-- TASK REQUIREMENTS --
Transcribe every entry word for word, but skip the images.

-- LISTED ENTRIES --
_____
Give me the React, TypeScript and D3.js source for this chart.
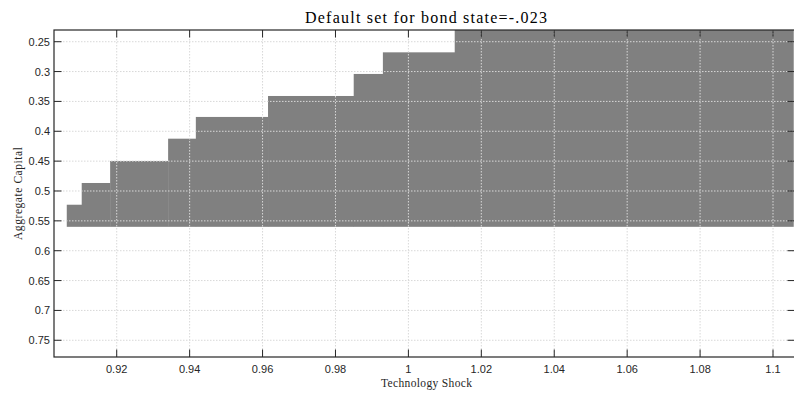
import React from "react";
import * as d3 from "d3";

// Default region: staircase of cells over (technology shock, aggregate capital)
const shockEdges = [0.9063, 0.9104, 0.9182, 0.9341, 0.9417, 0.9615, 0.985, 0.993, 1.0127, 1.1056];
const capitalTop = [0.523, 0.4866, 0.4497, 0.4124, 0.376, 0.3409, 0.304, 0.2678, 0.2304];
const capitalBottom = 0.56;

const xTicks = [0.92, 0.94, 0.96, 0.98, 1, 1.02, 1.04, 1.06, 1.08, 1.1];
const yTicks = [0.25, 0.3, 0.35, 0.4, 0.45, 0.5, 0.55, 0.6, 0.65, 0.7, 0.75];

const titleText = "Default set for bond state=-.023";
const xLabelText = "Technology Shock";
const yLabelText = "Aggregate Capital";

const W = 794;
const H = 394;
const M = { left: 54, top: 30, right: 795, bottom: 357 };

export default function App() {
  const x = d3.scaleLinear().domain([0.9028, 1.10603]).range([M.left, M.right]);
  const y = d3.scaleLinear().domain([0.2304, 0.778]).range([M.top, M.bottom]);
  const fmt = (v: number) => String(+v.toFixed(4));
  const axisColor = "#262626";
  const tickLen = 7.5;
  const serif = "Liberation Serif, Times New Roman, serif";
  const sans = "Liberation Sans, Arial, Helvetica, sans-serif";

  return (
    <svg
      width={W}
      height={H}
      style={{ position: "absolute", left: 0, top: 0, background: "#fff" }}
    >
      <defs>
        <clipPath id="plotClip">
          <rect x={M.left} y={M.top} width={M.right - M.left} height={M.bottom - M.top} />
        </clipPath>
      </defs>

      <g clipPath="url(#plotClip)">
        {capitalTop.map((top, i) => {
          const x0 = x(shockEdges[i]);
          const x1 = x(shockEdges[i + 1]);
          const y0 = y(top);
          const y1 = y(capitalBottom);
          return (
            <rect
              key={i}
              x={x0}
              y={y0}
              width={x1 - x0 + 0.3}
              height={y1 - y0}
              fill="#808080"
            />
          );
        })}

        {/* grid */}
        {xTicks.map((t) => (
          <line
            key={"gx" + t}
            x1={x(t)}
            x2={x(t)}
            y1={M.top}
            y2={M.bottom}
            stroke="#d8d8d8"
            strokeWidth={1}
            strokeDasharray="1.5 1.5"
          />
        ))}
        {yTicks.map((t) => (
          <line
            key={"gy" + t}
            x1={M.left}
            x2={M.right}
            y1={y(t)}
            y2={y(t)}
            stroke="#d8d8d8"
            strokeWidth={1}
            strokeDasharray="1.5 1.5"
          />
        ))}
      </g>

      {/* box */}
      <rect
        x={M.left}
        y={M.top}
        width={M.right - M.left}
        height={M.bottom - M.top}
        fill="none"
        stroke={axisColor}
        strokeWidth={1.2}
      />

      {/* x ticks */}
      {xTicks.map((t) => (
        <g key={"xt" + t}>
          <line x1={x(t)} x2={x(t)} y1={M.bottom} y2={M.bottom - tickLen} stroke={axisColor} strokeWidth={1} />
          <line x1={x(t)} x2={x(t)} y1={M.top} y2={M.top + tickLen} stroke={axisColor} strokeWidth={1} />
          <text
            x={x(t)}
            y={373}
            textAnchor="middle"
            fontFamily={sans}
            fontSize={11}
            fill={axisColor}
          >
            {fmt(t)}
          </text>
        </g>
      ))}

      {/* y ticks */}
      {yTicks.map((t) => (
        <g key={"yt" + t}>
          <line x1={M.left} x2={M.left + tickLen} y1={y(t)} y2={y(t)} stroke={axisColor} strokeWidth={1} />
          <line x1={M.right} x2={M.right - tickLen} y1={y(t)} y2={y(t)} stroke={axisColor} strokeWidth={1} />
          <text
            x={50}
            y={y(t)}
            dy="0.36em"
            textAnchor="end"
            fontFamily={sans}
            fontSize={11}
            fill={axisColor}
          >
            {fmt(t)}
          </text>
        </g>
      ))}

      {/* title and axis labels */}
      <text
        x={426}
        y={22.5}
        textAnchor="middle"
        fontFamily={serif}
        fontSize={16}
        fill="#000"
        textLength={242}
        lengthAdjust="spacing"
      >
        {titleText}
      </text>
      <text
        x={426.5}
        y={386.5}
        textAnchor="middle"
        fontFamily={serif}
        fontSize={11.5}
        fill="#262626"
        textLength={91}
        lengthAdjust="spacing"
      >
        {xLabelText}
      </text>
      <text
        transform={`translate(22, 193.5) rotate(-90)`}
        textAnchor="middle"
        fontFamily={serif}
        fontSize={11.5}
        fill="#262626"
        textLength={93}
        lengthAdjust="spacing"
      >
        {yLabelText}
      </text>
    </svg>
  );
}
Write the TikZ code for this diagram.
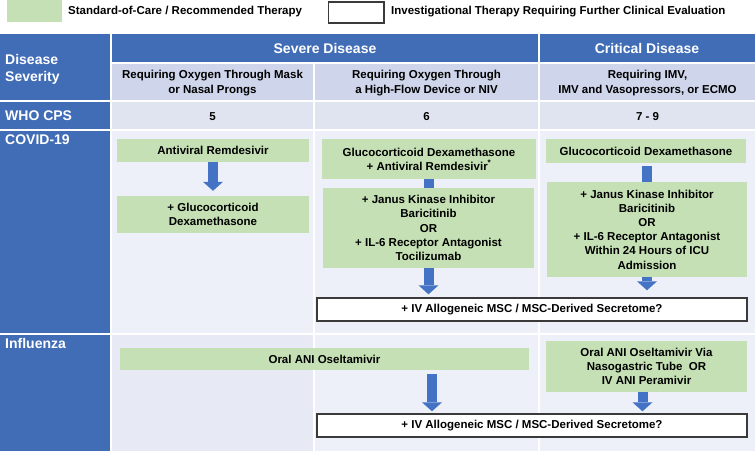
_____
-- ANSWER TO THE EXERCISE --
Give me the React, TypeScript and D3.js source for this chart.
import React from "react";
import * as d3 from "d3";

// Default region: staircase of cells over (technology shock, aggregate capital)
const shockEdges = [0.9063, 0.9104, 0.9182, 0.9341, 0.9417, 0.9615, 0.985, 0.993, 1.0127, 1.1056];
const capitalTop = [0.523, 0.4866, 0.4497, 0.4124, 0.376, 0.3409, 0.304, 0.2678, 0.2304];
const capitalBottom = 0.56;

const xTicks = [0.92, 0.94, 0.96, 0.98, 1, 1.02, 1.04, 1.06, 1.08, 1.1];
const yTicks = [0.25, 0.3, 0.35, 0.4, 0.45, 0.5, 0.55, 0.6, 0.65, 0.7, 0.75];

const titleText = "Default set for bond state=-.023";
const xLabelText = "Technology Shock";
const yLabelText = "Aggregate Capital";

const W = 794;
const H = 394;
const M = { left: 54, top: 30, right: 795, bottom: 357 };

export default function App() {
  const x = d3.scaleLinear().domain([0.9028, 1.10603]).range([M.left, M.right]);
  const y = d3.scaleLinear().domain([0.2304, 0.778]).range([M.top, M.bottom]);
  const fmt = (v: number) => String(+v.toFixed(4));
  const axisColor = "#262626";
  const tickLen = 7.5;
  const serif = "Liberation Serif, Times New Roman, serif";
  const sans = "Liberation Sans, Arial, Helvetica, sans-serif";

  return (
    <svg
      width={W}
      height={H}
      style={{ position: "absolute", left: 0, top: 0, background: "#fff" }}
    >
      <defs>
        <clipPath id="plotClip">
          <rect x={M.left} y={M.top} width={M.right - M.left} height={M.bottom - M.top} />
        </clipPath>
      </defs>

      <g clipPath="url(#plotClip)">
        {capitalTop.map((top, i) => {
          const x0 = x(shockEdges[i]);
          const x1 = x(shockEdges[i + 1]);
          const y0 = y(top);
          const y1 = y(capitalBottom);
          return (
            <rect
              key={i}
              x={x0}
              y={y0}
              width={x1 - x0 + 0.3}
              height={y1 - y0}
              fill="#808080"
            />
          );
        })}

        {/* grid */}
        {xTicks.map((t) => (
          <line
            key={"gx" + t}
            x1={x(t)}
            x2={x(t)}
            y1={M.top}
            y2={M.bottom}
            stroke="#d8d8d8"
            strokeWidth={1}
            strokeDasharray="1.5 1.5"
          />
        ))}
        {yTicks.map((t) => (
          <line
            key={"gy" + t}
            x1={M.left}
            x2={M.right}
            y1={y(t)}
            y2={y(t)}
            stroke="#d8d8d8"
            strokeWidth={1}
            strokeDasharray="1.5 1.5"
          />
        ))}
      </g>

      {/* box */}
      <rect
        x={M.left}
        y={M.top}
        width={M.right - M.left}
        height={M.bottom - M.top}
        fill="none"
        stroke={axisColor}
        strokeWidth={1.2}
      />

      {/* x ticks */}
      {xTicks.map((t) => (
        <g key={"xt" + t}>
          <line x1={x(t)} x2={x(t)} y1={M.bottom} y2={M.bottom - tickLen} stroke={axisColor} strokeWidth={1} />
          <line x1={x(t)} x2={x(t)} y1={M.top} y2={M.top + tickLen} stroke={axisColor} strokeWidth={1} />
          <text
            x={x(t)}
            y={373}
            textAnchor="middle"
            fontFamily={sans}
            fontSize={11}
            fill={axisColor}
          >
            {fmt(t)}
          </text>
        </g>
      ))}

      {/* y ticks */}
      {yTicks.map((t) => (
        <g key={"yt" + t}>
          <line x1={M.left} x2={M.left + tickLen} y1={y(t)} y2={y(t)} stroke={axisColor} strokeWidth={1} />
          <line x1={M.right} x2={M.right - tickLen} y1={y(t)} y2={y(t)} stroke={axisColor} strokeWidth={1} />
          <text
            x={50}
            y={y(t)}
            dy="0.36em"
            textAnchor="end"
            fontFamily={sans}
            fontSize={11}
            fill={axisColor}
          >
            {fmt(t)}
          </text>
        </g>
      ))}

      {/* title and axis labels */}
      <text
        x={426}
        y={22.5}
        textAnchor="middle"
        fontFamily={serif}
        fontSize={16}
        fill="#000"
        textLength={242}
        lengthAdjust="spacing"
      >
        {titleText}
      </text>
      <text
        x={426.5}
        y={386.5}
        textAnchor="middle"
        fontFamily={serif}
        fontSize={11.5}
        fill="#262626"
        textLength={91}
        lengthAdjust="spacing"
      >
        {xLabelText}
      </text>
      <text
        transform={`translate(22, 193.5) rotate(-90)`}
        textAnchor="middle"
        fontFamily={serif}
        fontSize={11.5}
        fill="#262626"
        textLength={93}
        lengthAdjust="spacing"
      >
        {yLabelText}
      </text>
    </svg>
  );
}
Write the TikZ code for this diagram.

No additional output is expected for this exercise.